Since Lyndon Johnson, every Democrat who has run for president has suffered repudiation within his own party after either serving in office or losing the election. Democrats repudiated Johnson because of the Vietnam War, Jimmy Carter because of the economy and Bill Clinton because of his personal conduct, and they repudiated George McGovern, Walter Mondale and Michael Dukakis for their seeming personal inadequacy in the crucible of political battle.
Seen in this context, the widespread rejection of Al Gore within the Democratic Party after the 2000 election is less an idiosyncratic event than a new instance of a persistent syndrome. Like the other defeated candidates, Gore has suffered a kind of ritual denigration and shunning, as everything about him has come to be seen through the lens of political disappointment.
Democrats continue to harbor the illusion that they are the majority party in America. When their presidential candidates lose, the reflexive response among many in the party is to attribute failure primarily to the personal limitations of the leaders (rather than, say, the candidates' ideas or strategy or the party's divisions and weaknesses). And because human beings are never without their faults, the dissection of a failed leader's character inevitably uncovers the flaws that doomed the man from the start -- whereupon the search begins for fresh faces whose chief recommendation is that they have yet to be subjected to the same process.
Having won a half-million more votes than George W. Bush, Gore might have gotten a pass from the ritual of recrimination. After all, he is the only person in more than a century to receive more votes for the presidency than his opponent and yet not become president. By the standards of normal elections -- indeed, every election for every other national and state office in the United States -- he would have won. He also faced a distinctive problem that no previous Democratic candidate in the past half-century had faced: a third-party candidate who disproportionately drained votes from the Democratic ticket.
But after the 2000 election, analysts did not point to the flaws in Bush's character that explained why he had received fewer votes than Gore. In America, a man who loses an election loses a second time when the analysts interpret everything about him in the context of his being a "loser." Had Americans abolished the Electoral College years ago, the election postmortems would have found shrewdness and strength in Gore where they instead found dullness and deficiency -- but no matter. Everyone who disliked Gore, often for petty reasons, could now elevate their dislike into an explanation for why he was so unpopular that he had not won the election by a landslide.

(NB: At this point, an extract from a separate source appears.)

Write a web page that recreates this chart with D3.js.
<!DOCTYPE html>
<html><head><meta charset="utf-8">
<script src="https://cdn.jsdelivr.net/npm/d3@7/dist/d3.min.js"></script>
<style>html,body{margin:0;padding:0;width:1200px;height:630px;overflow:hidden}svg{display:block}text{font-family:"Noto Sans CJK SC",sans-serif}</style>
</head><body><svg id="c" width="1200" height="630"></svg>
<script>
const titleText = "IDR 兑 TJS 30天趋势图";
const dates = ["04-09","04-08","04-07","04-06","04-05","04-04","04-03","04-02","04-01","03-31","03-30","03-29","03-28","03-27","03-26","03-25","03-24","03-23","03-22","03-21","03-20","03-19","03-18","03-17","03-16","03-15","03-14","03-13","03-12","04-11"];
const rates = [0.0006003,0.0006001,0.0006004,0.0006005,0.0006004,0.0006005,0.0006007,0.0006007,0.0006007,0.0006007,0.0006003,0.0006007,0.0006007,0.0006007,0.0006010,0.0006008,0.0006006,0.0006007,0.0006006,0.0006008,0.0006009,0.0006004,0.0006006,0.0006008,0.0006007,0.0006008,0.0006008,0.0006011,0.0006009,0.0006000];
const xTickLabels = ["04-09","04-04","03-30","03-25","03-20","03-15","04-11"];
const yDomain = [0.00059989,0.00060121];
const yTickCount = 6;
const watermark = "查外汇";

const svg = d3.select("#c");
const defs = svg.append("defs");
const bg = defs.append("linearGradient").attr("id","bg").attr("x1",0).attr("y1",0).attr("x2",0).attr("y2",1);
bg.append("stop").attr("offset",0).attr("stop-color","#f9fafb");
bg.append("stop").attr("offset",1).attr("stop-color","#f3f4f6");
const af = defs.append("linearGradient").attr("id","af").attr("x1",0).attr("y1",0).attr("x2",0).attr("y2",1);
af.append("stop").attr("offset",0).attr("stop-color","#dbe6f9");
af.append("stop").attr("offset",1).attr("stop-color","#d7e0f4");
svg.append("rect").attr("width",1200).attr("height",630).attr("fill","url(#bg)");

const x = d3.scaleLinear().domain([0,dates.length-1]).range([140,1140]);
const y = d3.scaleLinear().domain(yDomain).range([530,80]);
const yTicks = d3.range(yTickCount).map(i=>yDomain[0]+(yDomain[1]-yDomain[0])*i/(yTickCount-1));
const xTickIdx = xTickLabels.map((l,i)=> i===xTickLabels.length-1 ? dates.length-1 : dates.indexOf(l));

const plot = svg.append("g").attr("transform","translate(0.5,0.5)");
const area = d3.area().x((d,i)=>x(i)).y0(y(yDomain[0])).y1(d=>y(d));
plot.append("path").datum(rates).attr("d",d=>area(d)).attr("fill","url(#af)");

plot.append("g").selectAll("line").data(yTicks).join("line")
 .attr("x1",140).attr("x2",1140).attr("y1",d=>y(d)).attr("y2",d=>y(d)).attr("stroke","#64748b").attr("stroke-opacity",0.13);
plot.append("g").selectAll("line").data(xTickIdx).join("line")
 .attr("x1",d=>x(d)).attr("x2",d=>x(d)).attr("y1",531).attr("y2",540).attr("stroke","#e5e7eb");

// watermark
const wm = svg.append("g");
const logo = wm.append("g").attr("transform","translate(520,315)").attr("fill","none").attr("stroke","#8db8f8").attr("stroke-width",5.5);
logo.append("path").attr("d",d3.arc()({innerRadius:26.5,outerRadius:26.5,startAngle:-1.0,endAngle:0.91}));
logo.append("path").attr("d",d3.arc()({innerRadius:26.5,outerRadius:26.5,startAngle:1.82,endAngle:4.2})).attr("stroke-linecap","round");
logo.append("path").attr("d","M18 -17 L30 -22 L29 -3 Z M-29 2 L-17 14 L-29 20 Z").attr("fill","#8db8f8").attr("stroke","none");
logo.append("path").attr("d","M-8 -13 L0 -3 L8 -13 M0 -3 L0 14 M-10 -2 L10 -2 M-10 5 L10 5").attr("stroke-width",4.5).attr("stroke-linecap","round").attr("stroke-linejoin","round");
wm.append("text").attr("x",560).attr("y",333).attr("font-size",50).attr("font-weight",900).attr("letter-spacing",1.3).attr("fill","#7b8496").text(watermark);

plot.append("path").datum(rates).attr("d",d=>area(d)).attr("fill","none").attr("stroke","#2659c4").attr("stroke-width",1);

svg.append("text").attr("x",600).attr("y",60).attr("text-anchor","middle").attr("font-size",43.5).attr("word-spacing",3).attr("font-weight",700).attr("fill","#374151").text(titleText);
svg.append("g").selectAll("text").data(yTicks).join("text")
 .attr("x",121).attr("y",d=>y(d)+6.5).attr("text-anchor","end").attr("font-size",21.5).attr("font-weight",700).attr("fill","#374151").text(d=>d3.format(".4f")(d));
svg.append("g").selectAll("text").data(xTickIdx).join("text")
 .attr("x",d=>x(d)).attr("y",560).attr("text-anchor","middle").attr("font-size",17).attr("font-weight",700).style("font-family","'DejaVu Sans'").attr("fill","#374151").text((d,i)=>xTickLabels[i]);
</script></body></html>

My own view is that the personalities of Gore and Bush were probably irrelevant to the outcome. In the election for Congress that year, the national vote for Democrats and Republicans was nearly equal, with the Senate ending up at first with an exact 50-50 split. The national vote for the House had also been divided almost evenly between the two parties two years earlier. Gore and Bush were close because the electorate was split down the middle ideologically; each candidate had personal drawbacks, but these seem to have cancelled each other out. That Gore beat Bush by 500,000 votes while losing the Electoral College was simply a historical fluke.

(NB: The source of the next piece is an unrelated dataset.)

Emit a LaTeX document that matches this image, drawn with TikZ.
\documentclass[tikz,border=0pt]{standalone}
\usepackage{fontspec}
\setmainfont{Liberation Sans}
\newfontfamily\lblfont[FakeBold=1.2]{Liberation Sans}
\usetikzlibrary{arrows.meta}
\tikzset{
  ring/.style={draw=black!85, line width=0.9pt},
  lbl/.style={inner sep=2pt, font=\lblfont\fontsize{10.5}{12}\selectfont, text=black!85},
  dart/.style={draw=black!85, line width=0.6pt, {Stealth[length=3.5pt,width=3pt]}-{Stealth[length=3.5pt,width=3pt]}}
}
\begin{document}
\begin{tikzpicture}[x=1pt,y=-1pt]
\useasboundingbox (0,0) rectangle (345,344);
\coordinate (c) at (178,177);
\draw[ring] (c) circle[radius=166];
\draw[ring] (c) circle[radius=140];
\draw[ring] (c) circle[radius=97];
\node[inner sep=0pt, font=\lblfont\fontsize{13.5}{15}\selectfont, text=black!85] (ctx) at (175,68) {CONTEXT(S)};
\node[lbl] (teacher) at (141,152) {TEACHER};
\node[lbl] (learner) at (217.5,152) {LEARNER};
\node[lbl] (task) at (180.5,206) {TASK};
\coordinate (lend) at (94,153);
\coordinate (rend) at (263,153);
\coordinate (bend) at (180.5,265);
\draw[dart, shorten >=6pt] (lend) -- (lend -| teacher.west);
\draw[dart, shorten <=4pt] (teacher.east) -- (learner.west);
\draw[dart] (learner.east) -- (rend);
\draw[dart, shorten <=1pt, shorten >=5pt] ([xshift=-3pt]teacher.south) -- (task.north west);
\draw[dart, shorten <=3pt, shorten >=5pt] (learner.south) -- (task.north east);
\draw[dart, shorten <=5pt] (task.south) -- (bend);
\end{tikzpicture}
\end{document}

What has happened afterward, however, is no fluke. Presidential candidates need to bridge party factions, but the factions are not necessarily grateful. During the 2000 campaign, Gore attempted to satisfy both moderates and liberals in the party -- on the one hand naming Joseph Lieberman as his running mate and on the other attacking corporate abuses and opposing Bush's tax cut as a gift to the rich. But afterward, not wishing to let any of the stigma of defeat fall upon themselves, party moderates blamed Gore's "populism" while liberals said he hadn't gone far enough. Gore's recent criticism of Bush on Iraq and his spat with Lieberman over corporate abuses have further alienated his more conservative backers without necessarily winning over liberals. The result is that he may go into the 2004 race -- if he goes into it at all -- as a political orphan, the unforgiven bridge builder abandoned by the two factions that he attempted to unite.

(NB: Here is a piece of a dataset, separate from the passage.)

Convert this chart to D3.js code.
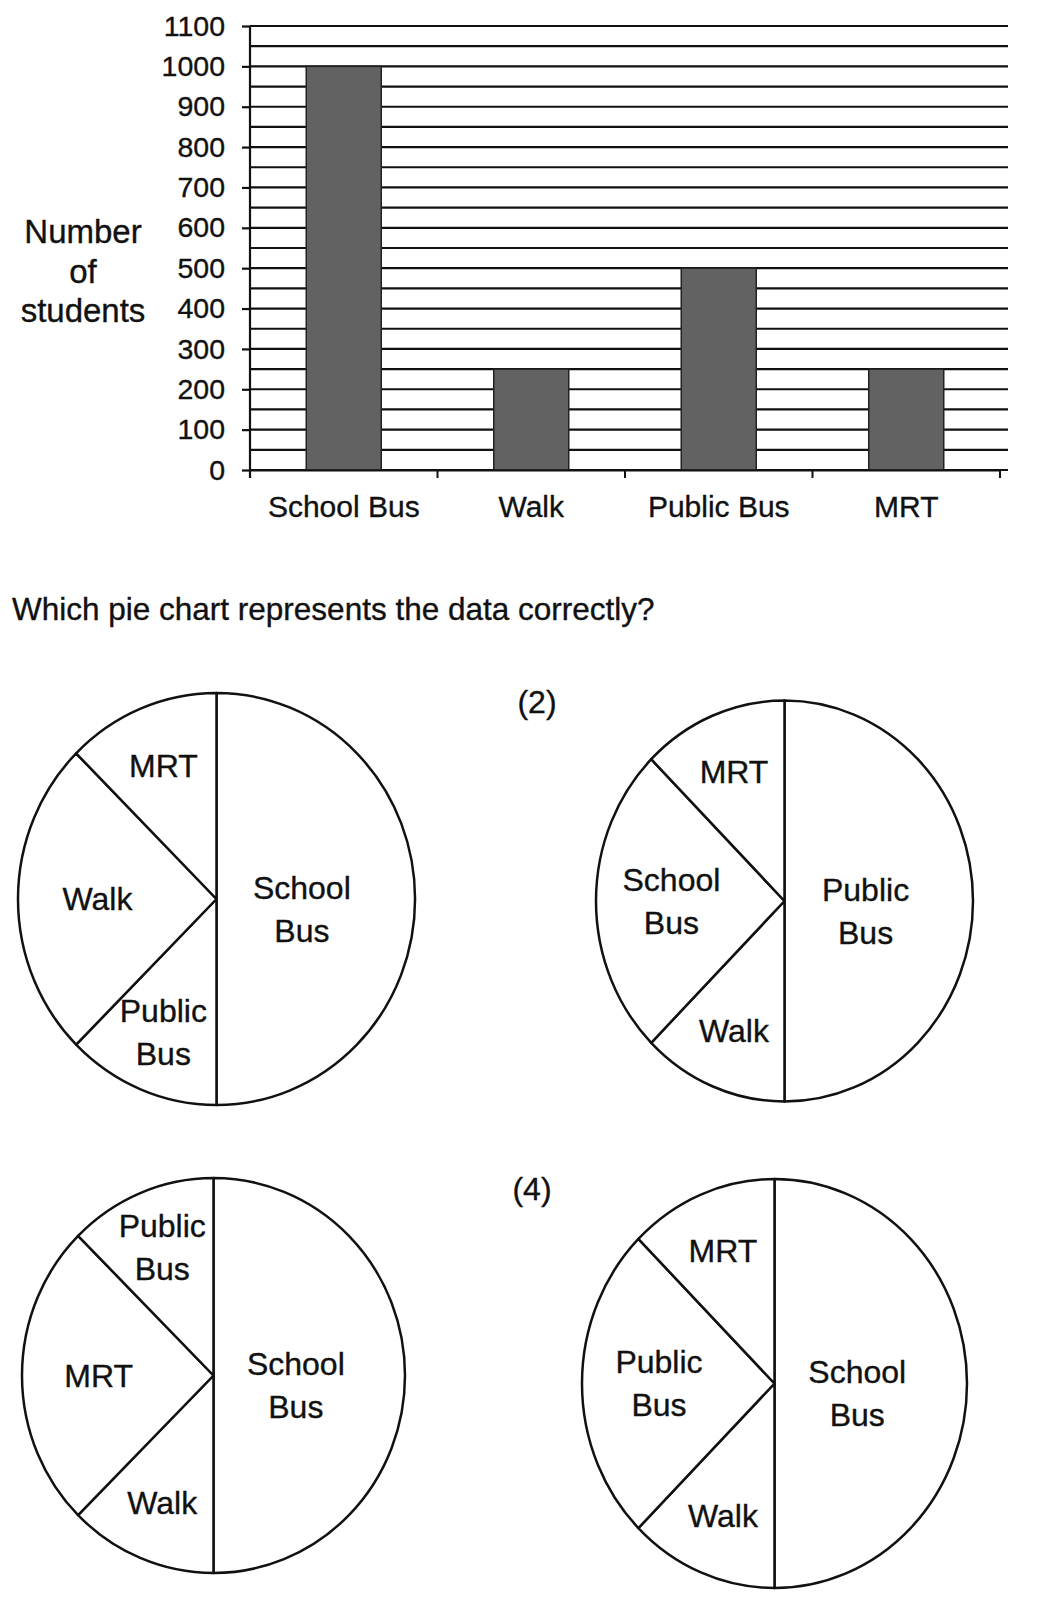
<!DOCTYPE html>
<html lang="en">
<head>
    <meta charset="UTF-8">
    <title>Number of students</title>
    <style>
        body { margin: 0; background: #fff; }
        text { font-family: "Liberation Sans", Arial, sans-serif; fill: #111; stroke: #111; stroke-width: 0.35px; }
    </style>
</head>
<body>
<div id="chart"></div>
<script src="https://cdn.jsdelivr.net/npm/d3@7/dist/d3.min.js"></script>
<script>
    // bar chart data
    const categories = ["School Bus", "Walk", "Public Bus", "MRT"];
    const students = [1000, 250, 500, 250];
    const yTickValues = [0, 100, 200, 300, 400, 500, 600, 700, 800, 900, 1000, 1100];

    // pie options: slices clockwise from 12 o'clock, sizes in degrees
    const pie1Labels = ["School Bus", "Public Bus", "Walk", "MRT"];
    const pie1Degrees = [180, 45, 90, 45];
    const pie2Labels = ["Public Bus", "Walk", "School Bus", "MRT"];
    const pie2Degrees = [180, 45, 90, 45];
    const pie3Labels = ["School Bus", "Walk", "MRT", "Public Bus"];
    const pie3Degrees = [180, 45, 90, 45];
    const pie4Labels = ["School Bus", "Walk", "Public Bus", "MRT"];
    const pie4Degrees = [180, 45, 90, 45];
    const optionTags = ["", "(2)", "", "(4)"];

    const width = 1053,
        height = 1603;

    let svg = d3.select("#chart")
        .append("svg")
        .attr("width", width)
        .attr("height", height);

    // ---- bar chart ----
    const plotLeft = 250, plotRight = 1000, plotTop = 26, plotBottom = 470;

    var y = d3.scaleLinear()
        .domain([0, 1100])
        .range([plotBottom, plotTop]);

    var x = d3.scaleBand()
        .domain(categories)
        .range([plotLeft, plotRight])
        .paddingInner(0.6)
        .paddingOuter(0.3);

    let chart = svg.append("g").classed("bars", true);

    // gridlines every 50
    chart.append("g")
        .selectAll("line")
        .data(d3.range(0, 1101, 50))
        .join("line")
        .attr("x1", plotLeft)
        .attr("x2", plotRight + 8)
        .attr("y1", d => y(d))
        .attr("y2", d => y(d))
        .attr("stroke", "#111")
        .attr("stroke-width", 2.2);

    // y axis
    var yAxis = d3.axisLeft(y)
        .tickValues(yTickValues)
        .tickFormat(d3.format("d"))
        .tickSize(8)
        .tickSizeOuter(0)
        .tickPadding(17);

    let gy = chart.append("g")
        .attr("transform", `translate(${plotLeft}, 0)`)
        .call(yAxis);
    gy.select(".domain").remove();
    gy.selectAll(".tick line").attr("stroke", "#111").attr("stroke-width", 2.2);
    gy.selectAll(".tick text")
        .style("font-family", '"Liberation Sans", Arial, sans-serif')
        .style("font-size", "28.5px")
        .attr("fill", "#111");

    chart.append("line")
        .attr("x1", plotLeft).attr("x2", plotLeft)
        .attr("y1", plotTop).attr("y2", plotBottom + 8)
        .attr("stroke", "#111").attr("stroke-width", 2.2);

    // bars
    chart.append("g")
        .selectAll("rect")
        .data(categories)
        .join("rect")
        .attr("x", d => x(d))
        .attr("y", (d, i) => y(students[i]))
        .attr("width", x.bandwidth())
        .attr("height", (d, i) => y(0) - y(students[i]))
        .attr("fill", "#626262")
        .attr("stroke", "#222")
        .attr("stroke-width", 1.5);

    // x axis with ticks at category boundaries
    var xAxis = d3.axisBottom(x)
        .tickSize(0)
        .tickSizeOuter(0)
        .tickPadding(26);

    let gx = chart.append("g")
        .attr("transform", `translate(0, ${plotBottom})`)
        .call(xAxis);
    gx.select(".domain").attr("stroke", "#111").attr("stroke-width", 2.2);
    gx.selectAll(".tick text")
        .style("font-family", '"Liberation Sans", Arial, sans-serif')
        .style("font-size", "30px")
        .attr("fill", "#111");

    const step = x.step();
    chart.append("g")
        .selectAll("line")
        .data(d3.range(categories.length + 1))
        .join("line")
        .attr("x1", i => plotLeft + i * step)
        .attr("x2", i => plotLeft + i * step)
        .attr("y1", plotBottom)
        .attr("y2", plotBottom + 8)
        .attr("stroke", "#111")
        .attr("stroke-width", 2);

    // y axis title
    chart.append("text")
        .attr("text-anchor", "middle")
        .style("font-size", "33px")
        .selectAll("tspan")
        .data(["Number", "of", "students"])
        .join("tspan")
        .attr("x", 83)
        .attr("y", (d, i) => 243 + i * 39.5)
        .text(d => d);

    // question
    svg.append("text")
        .attr("x", 12)
        .attr("y", 620)
        .style("font-size", "31.5px")
        .text("Which pie chart represents the data correctly?");

    // ---- pie charts ----
    const pieLayout = [
        {cx: 216.5, cy: 899, rx: 198.5, ry: 206},
        {cx: 784.5, cy: 901, rx: 188.5, ry: 200.5},
        {cx: 213.5, cy: 1375.5, rx: 191.5, ry: 197.5},
        {cx: 774.5, cy: 1383.5, rx: 192.5, ry: 204.5}
    ];
    const pieLabels = [pie1Labels, pie2Labels, pie3Labels, pie4Labels];
    const pieDegrees = [pie1Degrees, pie2Degrees, pie3Degrees, pie4Degrees];
    const tagPos = [null, {x: 537, y: 713}, null, {x: 532, y: 1200}];

    var pie = d3.pie().sort(null).value(d => d);

    pieLayout.forEach((p, n) => {
        const k = p.ry / p.rx;
        const slices = pie(pieDegrees[n]);
        let g = svg.append("g").attr("transform", `translate(${p.cx}, ${p.cy})`);

        let shapes = g.append("g").attr("transform", `scale(1, ${k})`);
        var arc = d3.arc().innerRadius(0).outerRadius(p.rx);
        shapes.selectAll("path")
            .data(slices)
            .join("path")
            .attr("d", arc)
            .attr("fill", "#fff")
            .attr("stroke", "#111")
            .attr("stroke-width", 2.5)
            .attr("stroke-linejoin", "round")
            .attr("vector-effect", "non-scaling-stroke");

        slices.forEach((d, i) => {
            const span = d.endAngle - d.startAngle;
            const f = span > Math.PI * 0.9 ? 0.43 : (span > Math.PI * 0.4 ? 0.6 : 0.7);
            const shift = span > Math.PI * 0.9 ? 10 : 0;
            const la = d3.arc().innerRadius(p.rx * f).outerRadius(p.rx * f);
            const c = la.centroid(d);
            const lines = pieLabels[n][i].split(" ");
            g.append("text")
                .attr("text-anchor", "middle")
                .style("font-size", "32px")
                .selectAll("tspan")
                .data(lines)
                .join("tspan")
                .attr("x", c[0])
                .attr("y", (t, j) => c[1] * k + shift + (j - (lines.length - 1) / 2) * 43)
                .attr("dy", "0.35em")
                .text(t => t);
        });

        if (optionTags[n]) {
            svg.append("text")
                .attr("x", tagPos[n].x)
                .attr("y", tagPos[n].y)
                .attr("text-anchor", "middle")
                .style("font-size", "32px")
                .text(optionTags[n]);
        }
    });
</script>
</body>
</html>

So Democrats may well turn their backs on Gore, as they have turned their backs on other former presidents and presidential candidates for so many years. I am not sure whether Gore would make the strongest candidate in 2004 (though I'd be glad to see him try). But I am certain that the repudiation syndrome is bad for the Democratic Party, which has unnecessarily cast good men into the political shadows. The recent award of the Nobel Peace Prize to Jimmy Carter is a reminder of the considerable achievements of one of those men. As Carter has shown, the reputation of national leaders is a valuable resource, not just to the individuals themselves but to the causes they represent. The Democrats would be stronger if they understood that.